Are the rating of switches the total bandwidth for all communication or between any two ports

1

Let's say I have 4 computers on a gigabit switch. Is the switch's gigabit rating the speed for all connections added up or the speed between any two computers? For example if computer 1 was transferring a file to computer 2 at max speed and computer 3 was sending a file to computer 4 would the 1 to 2 and 3 to 4 connection each go at 1000mbit (after accounting for overhead, of course) or would the combination of the two transfers be limited to 1000mbits?

I'm assuming the answer is the latter and as such I have a follow up. If computer 1 and 2 were each connected to switch A and switch A was connected to switch B and then computers 3 and 4 were connected to switch B would we then see simultaneous gigabit speeds between (1 and 2) and (3 and 4). In this scenario though I assume you'd lose that benefit if there was a simultaneous transfer between (1 and 3) and (2 and 4) since the connection between A and B would be the binding constraint.
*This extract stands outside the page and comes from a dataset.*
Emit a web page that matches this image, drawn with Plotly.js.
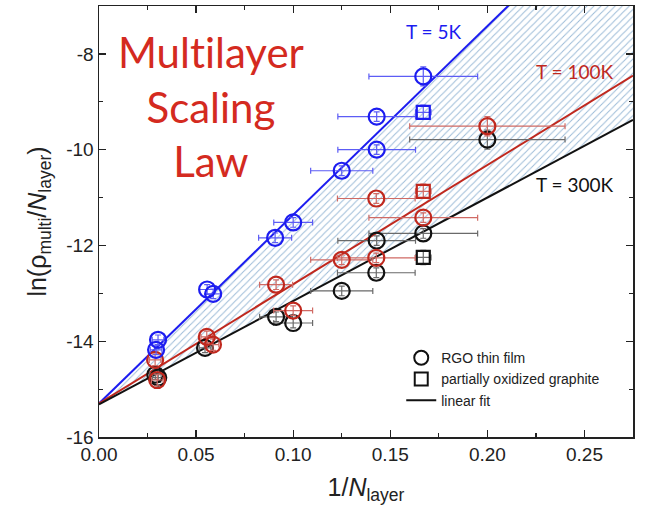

If my assumptions above are correct would it make sense to use 10gbe switches even though all clients are only 1000mbps for the added simultaneous throughput?

Dean MacGregor

Posted 2015-04-07T02:11:30.380

Reputation: 175

The common protocol to transfer data such as TCP/IP does not use Ethernet like a data hose as your questions suggest. – sawdust – 2015-04-07T02:23:04.157

Answers

3

If you hear the term "Gigabit switch", then there is a 99.9% chance that the term is referring to the link speed for a single port. For example, consider this netgear switch:

http://www.newegg.com/Product/Product.aspx?Item=9SIA69223R2727&cm_re=gigabit_switch--33-122-111--Product

Standard 8 port gig switch. Wonderful. If you read the specifications carefully, you will see that this switch can handle a bandwidth of 16Gbps. That means there's 2Gbps for every port. (This part I'm a little fuzzy on, but should be close enough to explain things): Since it's full duplex, that's 1Gb for each direction. Hence, a Gb switch that can handle 16Gbps of simultaneous data.

Regarding your first scenario: if the switch worked how you thought, you'd actually be dealing with 4 transfers, not 2 (2x send/receive pairs). In any case, assuming the switch works as I described, no. 1Gbps is NOT the global cap.

By the way, if you want to get into 10Gbps switches, a good one is gonna START at around $800: http://www.newegg.com/Product/ProductList.aspx?Submit=ENE&N=100010066%20600015761%20600015762&IsNodeId=1

Russell Uhl

Posted 2015-04-07T02:11:30.380

Reputation: 433

I noticed that jumping up to 10gbe is ridiculously expensive even for just a NIC. Good to know that a gigabit switch is gives more capability than I feared. – Dean MacGregor – 2015-04-08T01:50:02.397

yep! If you're doing this for a private lan, Gigabit should be fine. I have 2 roommates; 2 of the three of us are heavy users on a regular basis, and we have never once maxed out the gigabit capacity – Russell Uhl – 2015-04-08T11:58:17.047

The vast majority of cheap gigabit switches with 8 ports or fewer are fully non-blocking internally. There is a huge market for 4-port to 9-port integrated gigabit switching chips that are used to build these switches, and the price of these ICs is ridiculously low due to volume. A cheap switch is typically one of these sub-$10 switching ICs, a power supply, a plastic case, and a small handful of passive components. – David Schwartz – 2017-10-11T23:40:00.127

0

Switches are rated at the half duplex port speed. So for an 8 port Gigabit switch, the total switch fabric speed would be 16Gb. To make things more confusing, some Ethernet NICs have been advertised using the full duplex speed, so 200mb advertised speed for a standard 100mb NIC.

You are right about the link between the switches being a bottleneck. Two computers sending on one switch to the two computers on the other switch would be limited to 500Mb each. Higher end switches usually have some kind of high speed 10Gb optical link or the ability to bind multiple ports together for the this purpose.